What is asked —
Repeat exactly the lines between and including those that contain "Write a web" and "const yTickLabels = ['0.97', '0.98', '0.99', '1', '1.01'];". Output no other line.
[Start of Information given]
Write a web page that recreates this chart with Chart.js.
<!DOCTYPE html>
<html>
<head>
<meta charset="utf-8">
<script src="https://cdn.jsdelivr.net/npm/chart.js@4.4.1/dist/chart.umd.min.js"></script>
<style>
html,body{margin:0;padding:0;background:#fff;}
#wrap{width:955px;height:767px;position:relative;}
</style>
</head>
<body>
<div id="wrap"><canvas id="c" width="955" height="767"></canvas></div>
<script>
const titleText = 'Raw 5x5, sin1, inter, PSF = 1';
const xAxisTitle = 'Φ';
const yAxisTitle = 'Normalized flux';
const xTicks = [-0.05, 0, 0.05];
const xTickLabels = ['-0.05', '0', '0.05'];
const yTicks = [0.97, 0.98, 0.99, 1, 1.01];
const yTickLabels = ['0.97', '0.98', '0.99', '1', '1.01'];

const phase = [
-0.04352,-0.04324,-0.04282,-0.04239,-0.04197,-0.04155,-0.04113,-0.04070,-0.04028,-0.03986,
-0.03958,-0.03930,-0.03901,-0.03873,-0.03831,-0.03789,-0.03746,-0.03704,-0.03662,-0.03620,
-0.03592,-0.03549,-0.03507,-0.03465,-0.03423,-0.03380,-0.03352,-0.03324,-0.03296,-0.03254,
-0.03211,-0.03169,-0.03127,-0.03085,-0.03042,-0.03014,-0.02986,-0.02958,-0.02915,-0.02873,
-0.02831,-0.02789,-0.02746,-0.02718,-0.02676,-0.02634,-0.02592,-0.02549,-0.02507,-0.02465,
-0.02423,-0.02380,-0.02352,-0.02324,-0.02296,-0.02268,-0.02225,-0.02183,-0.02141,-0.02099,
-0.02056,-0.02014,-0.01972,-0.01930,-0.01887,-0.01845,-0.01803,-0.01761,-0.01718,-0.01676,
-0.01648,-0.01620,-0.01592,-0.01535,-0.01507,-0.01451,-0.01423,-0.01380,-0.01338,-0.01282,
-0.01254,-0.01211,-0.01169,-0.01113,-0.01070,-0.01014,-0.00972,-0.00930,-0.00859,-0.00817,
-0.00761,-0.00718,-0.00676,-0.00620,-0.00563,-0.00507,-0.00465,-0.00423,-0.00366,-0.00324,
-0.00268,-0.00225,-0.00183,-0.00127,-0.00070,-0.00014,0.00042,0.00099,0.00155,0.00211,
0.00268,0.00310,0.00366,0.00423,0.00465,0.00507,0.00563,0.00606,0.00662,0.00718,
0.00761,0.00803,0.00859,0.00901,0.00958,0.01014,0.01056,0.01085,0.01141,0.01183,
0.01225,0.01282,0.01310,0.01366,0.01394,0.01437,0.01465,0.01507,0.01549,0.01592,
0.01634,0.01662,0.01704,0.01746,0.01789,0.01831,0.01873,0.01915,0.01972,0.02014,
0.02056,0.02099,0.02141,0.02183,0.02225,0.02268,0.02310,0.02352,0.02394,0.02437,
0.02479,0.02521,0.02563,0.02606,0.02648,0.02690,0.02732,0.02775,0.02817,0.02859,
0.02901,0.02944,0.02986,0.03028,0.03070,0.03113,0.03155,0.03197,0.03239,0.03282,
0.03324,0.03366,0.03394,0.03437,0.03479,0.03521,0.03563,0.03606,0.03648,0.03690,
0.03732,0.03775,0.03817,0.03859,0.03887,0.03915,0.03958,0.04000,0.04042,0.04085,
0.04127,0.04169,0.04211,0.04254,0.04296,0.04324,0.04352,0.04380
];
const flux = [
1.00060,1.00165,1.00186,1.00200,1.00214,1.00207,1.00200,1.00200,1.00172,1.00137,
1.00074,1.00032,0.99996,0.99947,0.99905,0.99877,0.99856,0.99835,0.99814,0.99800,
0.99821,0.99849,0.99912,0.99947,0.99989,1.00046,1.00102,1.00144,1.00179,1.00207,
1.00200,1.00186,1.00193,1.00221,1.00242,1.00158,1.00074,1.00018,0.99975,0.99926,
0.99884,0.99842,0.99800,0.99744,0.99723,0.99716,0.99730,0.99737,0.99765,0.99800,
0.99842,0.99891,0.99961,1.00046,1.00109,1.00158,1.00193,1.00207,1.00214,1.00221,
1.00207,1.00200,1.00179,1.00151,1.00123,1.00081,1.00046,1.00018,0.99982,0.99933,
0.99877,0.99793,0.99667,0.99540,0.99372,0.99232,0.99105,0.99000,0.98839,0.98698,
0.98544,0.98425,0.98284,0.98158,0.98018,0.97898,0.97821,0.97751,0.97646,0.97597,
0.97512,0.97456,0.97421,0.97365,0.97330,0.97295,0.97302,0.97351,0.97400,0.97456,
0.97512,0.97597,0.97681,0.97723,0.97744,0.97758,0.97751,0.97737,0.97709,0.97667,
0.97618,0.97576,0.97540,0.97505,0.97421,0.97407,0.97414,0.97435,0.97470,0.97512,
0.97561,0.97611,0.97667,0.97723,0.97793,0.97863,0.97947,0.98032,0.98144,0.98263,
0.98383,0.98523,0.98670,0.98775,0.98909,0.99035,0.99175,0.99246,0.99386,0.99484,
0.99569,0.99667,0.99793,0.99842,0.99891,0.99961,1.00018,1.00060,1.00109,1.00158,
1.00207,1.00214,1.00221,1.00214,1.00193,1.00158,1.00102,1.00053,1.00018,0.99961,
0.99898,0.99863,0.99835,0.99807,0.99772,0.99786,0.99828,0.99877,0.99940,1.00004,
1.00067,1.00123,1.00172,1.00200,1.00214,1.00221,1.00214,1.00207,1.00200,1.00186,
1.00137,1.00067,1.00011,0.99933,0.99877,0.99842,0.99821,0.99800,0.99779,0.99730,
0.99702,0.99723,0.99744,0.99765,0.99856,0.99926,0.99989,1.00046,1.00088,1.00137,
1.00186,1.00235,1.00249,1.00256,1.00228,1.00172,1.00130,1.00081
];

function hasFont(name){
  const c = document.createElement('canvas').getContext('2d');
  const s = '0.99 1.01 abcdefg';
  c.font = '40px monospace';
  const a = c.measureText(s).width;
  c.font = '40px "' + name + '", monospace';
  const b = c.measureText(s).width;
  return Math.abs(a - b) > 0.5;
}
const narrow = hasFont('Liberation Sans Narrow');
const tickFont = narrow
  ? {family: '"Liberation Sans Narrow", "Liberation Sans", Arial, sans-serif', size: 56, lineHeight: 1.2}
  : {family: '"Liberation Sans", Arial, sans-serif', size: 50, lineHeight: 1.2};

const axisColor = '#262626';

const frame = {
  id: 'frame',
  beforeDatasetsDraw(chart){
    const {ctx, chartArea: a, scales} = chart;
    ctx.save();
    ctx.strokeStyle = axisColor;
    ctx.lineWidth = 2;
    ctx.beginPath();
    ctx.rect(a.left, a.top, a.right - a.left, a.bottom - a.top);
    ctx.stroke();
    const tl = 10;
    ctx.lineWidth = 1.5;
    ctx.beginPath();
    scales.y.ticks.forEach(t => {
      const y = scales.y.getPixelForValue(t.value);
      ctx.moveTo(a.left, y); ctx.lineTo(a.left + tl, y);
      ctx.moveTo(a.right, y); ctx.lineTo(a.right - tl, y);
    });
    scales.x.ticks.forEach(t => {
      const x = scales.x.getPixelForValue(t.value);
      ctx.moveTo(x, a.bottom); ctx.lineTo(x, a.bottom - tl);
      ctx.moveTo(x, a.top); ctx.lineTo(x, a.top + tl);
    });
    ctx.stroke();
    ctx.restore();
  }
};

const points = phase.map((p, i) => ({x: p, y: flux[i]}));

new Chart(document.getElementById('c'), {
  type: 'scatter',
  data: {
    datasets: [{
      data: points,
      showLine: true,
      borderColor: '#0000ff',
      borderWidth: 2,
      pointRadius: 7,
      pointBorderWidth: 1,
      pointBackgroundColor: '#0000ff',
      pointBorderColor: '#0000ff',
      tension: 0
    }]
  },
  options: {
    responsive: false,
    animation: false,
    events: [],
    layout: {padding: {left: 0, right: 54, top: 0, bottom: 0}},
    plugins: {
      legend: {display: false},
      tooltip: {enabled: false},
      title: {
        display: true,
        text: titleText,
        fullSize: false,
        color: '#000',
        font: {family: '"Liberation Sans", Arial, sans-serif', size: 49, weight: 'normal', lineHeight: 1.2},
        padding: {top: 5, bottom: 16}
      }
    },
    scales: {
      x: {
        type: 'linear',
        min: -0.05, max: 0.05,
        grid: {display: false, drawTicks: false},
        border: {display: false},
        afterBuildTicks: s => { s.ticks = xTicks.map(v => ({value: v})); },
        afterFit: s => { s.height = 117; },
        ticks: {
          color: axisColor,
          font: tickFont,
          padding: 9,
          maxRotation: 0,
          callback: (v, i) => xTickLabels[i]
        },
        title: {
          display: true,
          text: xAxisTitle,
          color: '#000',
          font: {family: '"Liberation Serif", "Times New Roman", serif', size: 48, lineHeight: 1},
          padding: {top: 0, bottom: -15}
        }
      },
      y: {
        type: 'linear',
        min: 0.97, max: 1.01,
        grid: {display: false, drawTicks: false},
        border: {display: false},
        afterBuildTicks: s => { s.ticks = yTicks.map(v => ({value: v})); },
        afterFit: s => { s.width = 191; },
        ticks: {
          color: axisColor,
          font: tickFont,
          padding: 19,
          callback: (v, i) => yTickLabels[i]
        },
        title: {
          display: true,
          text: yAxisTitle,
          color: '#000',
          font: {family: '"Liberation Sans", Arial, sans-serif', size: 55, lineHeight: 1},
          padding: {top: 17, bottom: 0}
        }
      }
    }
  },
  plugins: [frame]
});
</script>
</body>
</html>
[End of Information given]
[Start of Information given]
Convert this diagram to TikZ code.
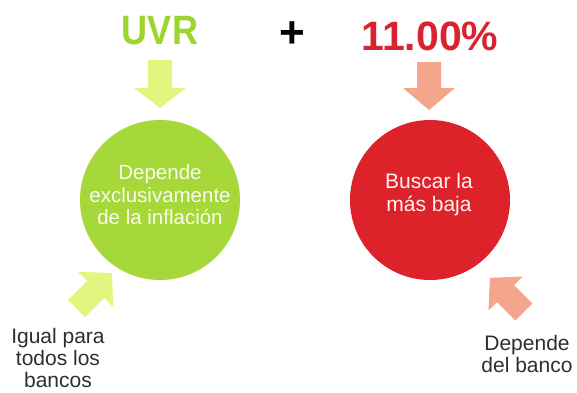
[End of Information given]
Output for this exercise —
Write a web page that recreates this chart with Chart.js.
<!DOCTYPE html>
<html>
<head>
<meta charset="utf-8">
<script src="https://cdn.jsdelivr.net/npm/chart.js@4.4.1/dist/chart.umd.min.js"></script>
<style>
html,body{margin:0;padding:0;background:#fff;}
#wrap{width:955px;height:767px;position:relative;}
</style>
</head>
<body>
<div id="wrap"><canvas id="c" width="955" height="767"></canvas></div>
<script>
const titleText = 'Raw 5x5, sin1, inter, PSF = 1';
const xAxisTitle = 'Φ';
const yAxisTitle = 'Normalized flux';
const xTicks = [-0.05, 0, 0.05];
const xTickLabels = ['-0.05', '0', '0.05'];
const yTicks = [0.97, 0.98, 0.99, 1, 1.01];
const yTickLabels = ['0.97', '0.98', '0.99', '1', '1.01'];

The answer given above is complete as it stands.